Harry Potter and the Chamber of Secrets

1998, British hardcover Bloomsbury edition from 1999, American paperback Scholastic edition from 2000
J. K. Rowling
American edition illustrated by Mary Grandpre
Harry Potter and the Chamber of Secrets
British edition possibly bought for 11.99, American originally $6.99 but purchase price $3.00
British edition in good shape, American with split spine and possible water damage

I think this is a shade better than the first book, if not quite at B+ level.  The plotting is better (even if I still don't get, after all this time, quite what Lucius Malfoy hoped to accomplish and if he knew about Horcruxes), and the characterisation of everyone except the Dursleys (who remain cartoonish and are featured less) has improved.  The Weasleys especially shine, all of them-- the parents, Percy, the twins, Ginny, and of course Ron.  Poor Hermione spends much of the time in hospital, so it's not her best book.  (Things will even out more in Azkaban.)  Lockhart is of course a more interesting, and funnier, character than Quirrell, and we even learn more about Hagrid.  The most remarkable thing about this book as compared to the first is that, although still definitely a kids' book, things are getting more complex.  Good guys have flaws, bad guys have redeeming moments, and some people (like Lockhart) don't clearly fall into either category.  Harry, now 12, even doubts himself, when he turns out to be a Parselmouth (snake-whisperer).

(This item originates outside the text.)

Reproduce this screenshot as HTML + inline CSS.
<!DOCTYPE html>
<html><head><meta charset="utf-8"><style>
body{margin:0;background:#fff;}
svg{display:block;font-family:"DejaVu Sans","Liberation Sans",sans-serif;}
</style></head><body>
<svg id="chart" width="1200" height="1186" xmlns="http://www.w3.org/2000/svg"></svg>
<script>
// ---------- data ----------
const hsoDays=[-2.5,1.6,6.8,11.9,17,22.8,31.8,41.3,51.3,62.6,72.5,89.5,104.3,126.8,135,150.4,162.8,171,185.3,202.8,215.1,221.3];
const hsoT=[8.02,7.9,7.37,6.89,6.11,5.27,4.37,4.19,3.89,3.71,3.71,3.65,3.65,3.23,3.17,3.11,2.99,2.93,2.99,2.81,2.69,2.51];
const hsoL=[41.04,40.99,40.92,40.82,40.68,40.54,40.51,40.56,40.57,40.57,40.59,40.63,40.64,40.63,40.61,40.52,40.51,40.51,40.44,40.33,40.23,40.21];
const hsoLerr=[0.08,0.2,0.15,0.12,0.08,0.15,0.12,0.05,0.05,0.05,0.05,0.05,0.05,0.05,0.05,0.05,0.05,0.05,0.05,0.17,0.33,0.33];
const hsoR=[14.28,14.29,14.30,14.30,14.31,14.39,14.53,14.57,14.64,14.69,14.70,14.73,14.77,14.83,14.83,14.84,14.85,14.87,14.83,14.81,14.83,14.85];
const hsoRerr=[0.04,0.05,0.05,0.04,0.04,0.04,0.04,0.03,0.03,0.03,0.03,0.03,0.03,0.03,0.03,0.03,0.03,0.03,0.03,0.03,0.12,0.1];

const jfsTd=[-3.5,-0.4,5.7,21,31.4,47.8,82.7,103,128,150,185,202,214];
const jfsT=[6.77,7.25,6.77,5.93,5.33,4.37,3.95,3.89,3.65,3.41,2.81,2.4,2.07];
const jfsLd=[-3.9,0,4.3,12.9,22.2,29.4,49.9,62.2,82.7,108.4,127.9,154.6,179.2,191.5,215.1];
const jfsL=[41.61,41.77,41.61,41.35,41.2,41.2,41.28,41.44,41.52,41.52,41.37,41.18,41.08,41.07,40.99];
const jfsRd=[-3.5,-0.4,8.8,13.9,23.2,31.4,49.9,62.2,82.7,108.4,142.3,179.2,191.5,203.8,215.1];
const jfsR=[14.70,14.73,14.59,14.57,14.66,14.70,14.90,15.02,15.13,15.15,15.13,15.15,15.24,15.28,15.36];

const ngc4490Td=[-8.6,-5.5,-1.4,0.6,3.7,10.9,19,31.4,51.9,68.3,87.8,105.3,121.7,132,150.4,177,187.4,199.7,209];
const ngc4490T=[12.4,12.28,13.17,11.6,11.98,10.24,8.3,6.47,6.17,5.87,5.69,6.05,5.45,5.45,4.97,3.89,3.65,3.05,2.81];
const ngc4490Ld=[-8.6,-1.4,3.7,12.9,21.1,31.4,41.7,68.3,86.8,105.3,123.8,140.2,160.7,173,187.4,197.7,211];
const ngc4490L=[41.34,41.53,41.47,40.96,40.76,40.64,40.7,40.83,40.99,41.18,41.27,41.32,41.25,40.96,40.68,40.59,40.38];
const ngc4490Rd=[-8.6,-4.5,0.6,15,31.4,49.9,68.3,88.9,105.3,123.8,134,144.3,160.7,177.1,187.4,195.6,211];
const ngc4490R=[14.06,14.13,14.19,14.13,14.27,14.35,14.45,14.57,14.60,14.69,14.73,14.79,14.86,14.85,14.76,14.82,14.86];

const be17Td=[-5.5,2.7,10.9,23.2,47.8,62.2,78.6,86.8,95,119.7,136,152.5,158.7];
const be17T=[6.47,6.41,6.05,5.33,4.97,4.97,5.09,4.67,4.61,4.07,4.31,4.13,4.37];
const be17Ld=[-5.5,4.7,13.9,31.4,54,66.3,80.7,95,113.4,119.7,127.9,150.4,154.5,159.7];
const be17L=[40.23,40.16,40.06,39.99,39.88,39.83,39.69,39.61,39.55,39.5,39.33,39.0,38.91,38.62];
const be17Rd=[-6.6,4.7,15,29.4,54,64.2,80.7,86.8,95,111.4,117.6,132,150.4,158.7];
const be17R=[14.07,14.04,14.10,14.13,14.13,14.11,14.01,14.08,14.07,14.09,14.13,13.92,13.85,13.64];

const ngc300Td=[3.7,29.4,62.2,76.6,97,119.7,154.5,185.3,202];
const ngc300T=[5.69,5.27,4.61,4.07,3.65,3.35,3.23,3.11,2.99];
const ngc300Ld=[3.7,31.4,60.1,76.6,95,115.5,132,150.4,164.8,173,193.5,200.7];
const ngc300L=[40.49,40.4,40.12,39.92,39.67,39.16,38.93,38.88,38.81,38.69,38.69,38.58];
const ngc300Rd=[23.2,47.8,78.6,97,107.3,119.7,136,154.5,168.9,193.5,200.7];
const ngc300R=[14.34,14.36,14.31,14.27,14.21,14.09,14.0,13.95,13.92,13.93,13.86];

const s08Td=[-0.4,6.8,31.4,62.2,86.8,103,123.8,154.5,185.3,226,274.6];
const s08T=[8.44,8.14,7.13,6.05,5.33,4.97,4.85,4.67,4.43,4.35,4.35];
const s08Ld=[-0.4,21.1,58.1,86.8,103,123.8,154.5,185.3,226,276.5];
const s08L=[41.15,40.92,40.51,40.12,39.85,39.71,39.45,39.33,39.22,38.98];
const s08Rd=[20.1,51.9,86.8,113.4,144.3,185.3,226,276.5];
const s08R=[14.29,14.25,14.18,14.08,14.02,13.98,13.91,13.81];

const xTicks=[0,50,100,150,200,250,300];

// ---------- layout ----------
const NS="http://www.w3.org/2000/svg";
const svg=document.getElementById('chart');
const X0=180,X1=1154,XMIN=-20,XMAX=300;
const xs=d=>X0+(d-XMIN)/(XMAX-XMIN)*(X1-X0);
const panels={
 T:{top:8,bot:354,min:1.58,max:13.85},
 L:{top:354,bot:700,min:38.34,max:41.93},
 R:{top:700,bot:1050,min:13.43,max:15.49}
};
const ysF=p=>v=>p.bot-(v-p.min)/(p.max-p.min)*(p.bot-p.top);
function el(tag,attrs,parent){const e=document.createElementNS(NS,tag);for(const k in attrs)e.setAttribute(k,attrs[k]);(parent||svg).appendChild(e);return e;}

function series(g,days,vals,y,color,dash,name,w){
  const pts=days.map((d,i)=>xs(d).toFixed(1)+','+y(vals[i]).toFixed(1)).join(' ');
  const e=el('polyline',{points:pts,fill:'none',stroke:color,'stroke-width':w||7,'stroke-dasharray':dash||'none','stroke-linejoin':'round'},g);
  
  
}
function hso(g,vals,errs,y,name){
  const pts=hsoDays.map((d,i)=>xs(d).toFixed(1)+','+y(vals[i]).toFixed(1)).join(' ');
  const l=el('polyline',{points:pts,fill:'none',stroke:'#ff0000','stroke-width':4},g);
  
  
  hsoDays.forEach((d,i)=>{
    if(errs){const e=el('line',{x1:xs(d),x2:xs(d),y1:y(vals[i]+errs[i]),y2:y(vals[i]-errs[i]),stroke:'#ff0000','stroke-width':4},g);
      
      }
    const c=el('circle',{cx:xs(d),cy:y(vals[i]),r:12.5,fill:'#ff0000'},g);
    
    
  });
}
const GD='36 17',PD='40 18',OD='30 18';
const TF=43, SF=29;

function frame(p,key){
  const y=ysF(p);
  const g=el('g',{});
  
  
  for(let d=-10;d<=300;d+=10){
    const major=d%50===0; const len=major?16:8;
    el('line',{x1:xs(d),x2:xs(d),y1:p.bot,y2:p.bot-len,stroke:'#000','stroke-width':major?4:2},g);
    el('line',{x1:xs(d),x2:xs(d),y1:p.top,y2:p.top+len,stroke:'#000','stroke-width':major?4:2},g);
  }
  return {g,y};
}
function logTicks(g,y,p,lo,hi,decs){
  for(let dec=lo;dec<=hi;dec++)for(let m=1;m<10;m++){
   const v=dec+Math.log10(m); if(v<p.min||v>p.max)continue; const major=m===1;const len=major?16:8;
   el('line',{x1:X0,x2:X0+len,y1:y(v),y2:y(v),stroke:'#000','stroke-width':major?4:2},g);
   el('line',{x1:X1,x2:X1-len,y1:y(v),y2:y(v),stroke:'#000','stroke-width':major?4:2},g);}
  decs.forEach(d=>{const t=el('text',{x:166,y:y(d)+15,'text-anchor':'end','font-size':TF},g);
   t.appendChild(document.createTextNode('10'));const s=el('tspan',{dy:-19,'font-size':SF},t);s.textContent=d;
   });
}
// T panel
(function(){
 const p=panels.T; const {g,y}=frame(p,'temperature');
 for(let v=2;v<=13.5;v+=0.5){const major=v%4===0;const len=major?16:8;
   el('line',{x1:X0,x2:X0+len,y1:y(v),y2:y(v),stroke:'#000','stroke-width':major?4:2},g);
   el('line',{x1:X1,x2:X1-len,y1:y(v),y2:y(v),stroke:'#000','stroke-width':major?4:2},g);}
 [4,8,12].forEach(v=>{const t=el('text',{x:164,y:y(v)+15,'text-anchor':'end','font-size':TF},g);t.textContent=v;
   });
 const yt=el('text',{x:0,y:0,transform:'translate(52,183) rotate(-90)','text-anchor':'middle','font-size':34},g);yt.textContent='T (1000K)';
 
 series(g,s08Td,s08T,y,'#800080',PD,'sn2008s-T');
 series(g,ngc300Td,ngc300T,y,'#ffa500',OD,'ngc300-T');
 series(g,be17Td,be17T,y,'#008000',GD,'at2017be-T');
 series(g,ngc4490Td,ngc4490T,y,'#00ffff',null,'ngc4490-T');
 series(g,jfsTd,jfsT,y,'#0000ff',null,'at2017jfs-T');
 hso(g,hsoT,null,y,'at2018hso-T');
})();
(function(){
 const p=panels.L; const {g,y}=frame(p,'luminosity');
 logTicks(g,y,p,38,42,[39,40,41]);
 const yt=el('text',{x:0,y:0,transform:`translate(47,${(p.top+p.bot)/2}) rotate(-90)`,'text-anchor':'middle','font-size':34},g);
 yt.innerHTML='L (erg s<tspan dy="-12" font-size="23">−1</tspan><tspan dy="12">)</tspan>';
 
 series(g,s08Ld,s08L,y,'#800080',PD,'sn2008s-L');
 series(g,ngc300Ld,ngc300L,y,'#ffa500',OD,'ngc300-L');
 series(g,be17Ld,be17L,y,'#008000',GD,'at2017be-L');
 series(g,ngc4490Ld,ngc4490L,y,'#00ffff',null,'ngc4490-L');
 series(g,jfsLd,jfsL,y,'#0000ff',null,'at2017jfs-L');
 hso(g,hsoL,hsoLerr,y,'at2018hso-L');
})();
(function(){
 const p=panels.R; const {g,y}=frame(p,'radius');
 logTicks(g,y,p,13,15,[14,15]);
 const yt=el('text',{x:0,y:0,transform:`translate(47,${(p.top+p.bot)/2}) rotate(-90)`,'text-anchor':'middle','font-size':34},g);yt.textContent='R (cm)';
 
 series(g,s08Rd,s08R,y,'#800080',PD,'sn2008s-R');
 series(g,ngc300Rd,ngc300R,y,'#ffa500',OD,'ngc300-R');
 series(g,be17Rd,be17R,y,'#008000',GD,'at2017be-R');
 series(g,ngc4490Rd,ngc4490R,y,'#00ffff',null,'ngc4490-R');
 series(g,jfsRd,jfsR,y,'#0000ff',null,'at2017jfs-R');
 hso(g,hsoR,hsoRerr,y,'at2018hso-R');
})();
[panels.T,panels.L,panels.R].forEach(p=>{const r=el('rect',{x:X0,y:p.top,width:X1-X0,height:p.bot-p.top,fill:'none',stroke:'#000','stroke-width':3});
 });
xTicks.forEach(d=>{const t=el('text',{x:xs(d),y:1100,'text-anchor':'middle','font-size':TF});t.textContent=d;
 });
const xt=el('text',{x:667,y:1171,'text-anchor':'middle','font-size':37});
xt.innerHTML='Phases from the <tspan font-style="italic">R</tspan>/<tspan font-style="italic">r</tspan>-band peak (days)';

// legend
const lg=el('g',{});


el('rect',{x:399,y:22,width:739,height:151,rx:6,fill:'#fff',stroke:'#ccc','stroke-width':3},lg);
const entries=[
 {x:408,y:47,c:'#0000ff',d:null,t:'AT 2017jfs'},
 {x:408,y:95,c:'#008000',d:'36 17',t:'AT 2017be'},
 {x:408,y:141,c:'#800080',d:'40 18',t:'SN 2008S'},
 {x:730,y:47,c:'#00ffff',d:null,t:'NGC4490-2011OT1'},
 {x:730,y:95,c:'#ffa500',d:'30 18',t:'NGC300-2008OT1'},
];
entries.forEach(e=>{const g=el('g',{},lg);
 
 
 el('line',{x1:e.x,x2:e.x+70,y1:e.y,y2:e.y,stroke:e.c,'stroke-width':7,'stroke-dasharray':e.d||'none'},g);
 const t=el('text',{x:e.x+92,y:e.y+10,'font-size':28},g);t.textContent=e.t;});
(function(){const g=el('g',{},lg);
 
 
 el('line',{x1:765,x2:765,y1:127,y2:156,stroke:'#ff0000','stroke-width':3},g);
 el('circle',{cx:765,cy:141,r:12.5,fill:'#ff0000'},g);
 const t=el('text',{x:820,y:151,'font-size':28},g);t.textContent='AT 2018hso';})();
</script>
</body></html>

As with the first book, there are lots of moments that are "aha!" for those who've read the whole series, but they work fine just in the context of this book, like the Vanishing Cabinet that Peeves breaks as a distraction.  There's less world-building in the sense that not everything's brand-new, and on the surface the story does feel like a replay of the general outline of the first book, down to Gryffindor winning the House Cup.  To make up for that, the familiarity pays off, comedically and otherwise.  The second movie is weaker than the first (especially with the "No Hogwarts without you, Hagrid" ending), but that's definitely not the case with their respective books.  I will say, I liked Grandpre's illustrations less this time around, although the first Lockhart one is just right.